Etrafınızda bilinmeyen yaratıklarla dolu, uçsuz bucaksız gibi görünen, zifiri kara bir delik hayal edin. Bunu düşünmek bile seni paniğe sürüklüyorsa yalnız olmadığını bilmelisin. Sadece birkaç kişinin dünyanın en derin yerine gitmeye cesaret etmesinin bir nedeni var; burası insanlar ve çoğu hayvan için yaşanmaz bir yer. Buranın adı Mariana Çukuru, yani dünyanın en derin noktası, peki nerde, derinliği kaç metre, çukur canlıları nelerdir, Mariana nasıl oluştu? İşte merak ettiğiniz soruların yanıtları yazımızda.
Mariana Çukuru Challenger Deep’in dibinde nelerin yaşadığını hiç merak ettiniz mi? Bazı cevaplarımız olsa da, detaylı bir araştırma yapılmadan bu derinliklerde keşfedilmemiş hangi türlerin gizlenebileceğini söylemek mümkün değil.

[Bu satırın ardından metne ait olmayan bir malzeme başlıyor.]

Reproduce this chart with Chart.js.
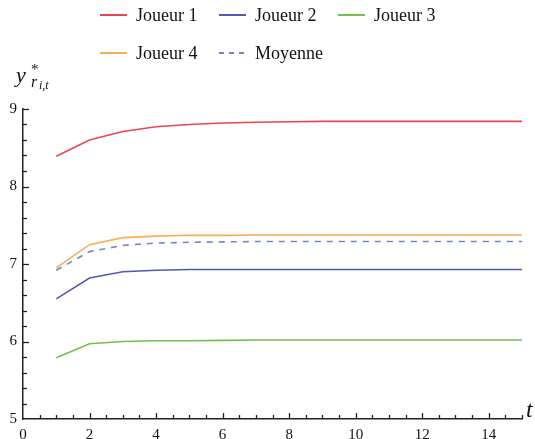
<!DOCTYPE html>
<html>
<head>
<meta charset="utf-8">
<script src="https://cdn.jsdelivr.net/npm/chart.js@4/dist/chart.umd.min.js"></script>
<style>
body { margin: 0; background: #fff; font-family: "Liberation Serif", serif; }
#wrap { position: relative; width: 535px; height: 439px; overflow: hidden; }
#chart { position: absolute; left: 0; top: 0; }
#legend { position: absolute; left: 100px; top: 4px; display: grid; grid-template-columns: 119px 119px 119px; row-gap: 16px; }
.item { display: flex; align-items: center; height: 22px; font-size: 18px; color: #111; white-space: nowrap; }
.item svg { margin-right: 9px; }
.lbl { position: absolute; font-style: italic; line-height: 1; color: #111; }
</style>
</head>
<body>
<div id="wrap">
  <canvas id="chart" width="535" height="439"></canvas>
  <div id="legend"></div>
  <span class="lbl" style="left:16px;top:64px;font-size:22px">y</span>
  <span class="lbl" style="left:31px;top:62px;font-size:15px;font-style:normal">*</span>
  <span class="lbl" style="left:31px;top:74px;font-size:16px">r</span>
  <span class="lbl" style="left:39px;top:79px;font-size:12px">i,t</span>
  <span class="lbl" style="left:526px;top:397px;font-size:24px">t</span>
</div>
<script>
const t = [1, 2, 3, 4, 5, 6, 7, 8, 9, 10, 11, 12, 13, 14, 15];
const joueur1 = [8.39, 8.60, 8.71, 8.77, 8.80, 8.82, 8.83, 8.835, 8.84, 8.84, 8.84, 8.84, 8.84, 8.84, 8.84];
const joueur2 = [6.55, 6.82, 6.90, 6.92, 6.93, 6.93, 6.93, 6.93, 6.93, 6.93, 6.93, 6.93, 6.93, 6.93, 6.93];
const joueur3 = [5.79, 5.97, 6.00, 6.01, 6.01, 6.015, 6.02, 6.02, 6.02, 6.02, 6.02, 6.02, 6.02, 6.02, 6.02];
const joueur4 = [6.95, 7.25, 7.34, 7.36, 7.37, 7.37, 7.375, 7.375, 7.375, 7.375, 7.375, 7.375, 7.375, 7.375, 7.375];
const moyenne = [6.92, 7.16, 7.24, 7.27, 7.28, 7.285, 7.29, 7.29, 7.29, 7.29, 7.29, 7.29, 7.29, 7.29, 7.29];

const names = ['Joueur 1', 'Joueur 2', 'Joueur 3', 'Joueur 4', 'Moyenne'];
const colors = ['#e8464f', '#5259b4', '#72c04a', '#f9ac5a', '#7186c4'];
const series = [joueur1, joueur2, joueur3, joueur4, moyenne];

const serif = { family: '"Liberation Serif", serif', size: 15 };

// ticks drawn inside the axes, like Mathematica
const innerTicks = {
	id: 'innerTicks',
	afterDraw(chart) {
		const ctx = chart.ctx;
		const x = chart.scales.x, y = chart.scales.y;
		ctx.save();
		ctx.strokeStyle = '#222';
		ctx.lineWidth = 1.3;
		x.ticks.forEach(tk => {
			if (tk.value === 0) return;
			const px = Math.round(x.getPixelForValue(tk.value)) + 0.5;
			const len = tk.value % 2 === 0 ? 6 : 4;
			ctx.beginPath();
			ctx.moveTo(px, x.top);
			ctx.lineTo(px, x.top - len);
			ctx.stroke();
		});
		y.ticks.forEach(tk => {
			if (Math.abs(tk.value - 5) < 1e-6) return;
			const py = Math.round(y.getPixelForValue(tk.value)) + 0.5;
			const len = Math.abs(tk.value - Math.round(tk.value)) < 1e-6 ? 6 : 4;
			ctx.beginPath();
			ctx.moveTo(y.right, py);
			ctx.lineTo(y.right + len, py);
			ctx.stroke();
		});
		ctx.restore();
	}
};

const chart = new Chart(document.getElementById('chart'), {
	type: 'line',
	data: {
		datasets: names.map((n, i) => ({
			label: n,
			data: t.map((v, j) => ({ x: v, y: series[i][j] })),
			borderColor: colors[i],
			backgroundColor: colors[i],
			borderWidth: 1.6,
			borderDash: n === 'Moyenne' ? [6, 6] : [],
			pointRadius: 0,
			tension: 0
		}))
	},
	options: {
		responsive: false,
		animation: false,
		layout: { padding: { left: 0, top: 109, right: 13, bottom: 0 } },
		plugins: { legend: { display: false }, tooltip: { enabled: false } },
		scales: {
			x: {
				type: 'linear',
				min: 0,
				max: 15,
				afterFit: s => { s.height = 20; },
				grid: { display: false, drawTicks: false },
				border: { display: true, color: '#222', width: 1.5 },
				ticks: {
					stepSize: 0.5,
					autoSkip: false,
					maxRotation: 0,
					padding: 7,
					color: '#111',
					font: serif,
					callback: v => (v % 2 === 0 ? v : '')
				}
			},
			y: {
				min: 5,
				max: 9,
				afterFit: s => { s.width = 23; },
				grid: { display: false, drawTicks: false },
				border: { display: true, color: '#222', width: 1.5 },
				ticks: {
					stepSize: 0.2,
					autoSkip: false,
					padding: 6,
					color: '#111',
					font: serif,
					callback: v => (Math.abs(v - Math.round(v)) < 1e-6 ? Math.round(v) : '')
				}
			}
		}
	},
	plugins: [innerTicks]
});

// html legend built from the datasets
const legend = document.getElementById('legend');
chart.data.datasets.forEach(ds => {
	const item = document.createElement('div');
	item.className = 'item';
	const dash = ds.borderDash.length ? 'stroke-dasharray="5 5"' : '';
	item.innerHTML = '<svg width="27" height="4"><line x1="0" y1="2" x2="27" y2="2" stroke="' +
		ds.borderColor + '" stroke-width="2" ' + dash + '/></svg><span>' + ds.label + '</span>';
	legend.appendChild(item);
});
</script>
</body>
</html>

Bu sınırlı keşif gezilerinin neler ortaya çıkardığını ve bilim adamlarının gezegenimizdeki en derin siper hakkında neler öğrendiğini merak ediyorsanız yazımızı okumaya devam edin.

Mariana Çukuru Nerde
Mariana Çukuru (Challenger Deep), 10.898 ila 10.928 metre derinliğiyle Dünya’nın bilinen en derin noktasıdır.
Mariana Çukuru’nun güney ucunda, Pasifik Okyanusu’nda, Mariana Adaları yakınında yer almaktadır.
Challenger Deep, geniş bir su altı alanını kaplar. Alt kısmı yaklaşık 11 kilometre ve 1,6 kilometre genişliğindedir.
Gezegendeki bilinen en düşük noktadaki su sıcaklıkları 1-4 ºC arasındadır.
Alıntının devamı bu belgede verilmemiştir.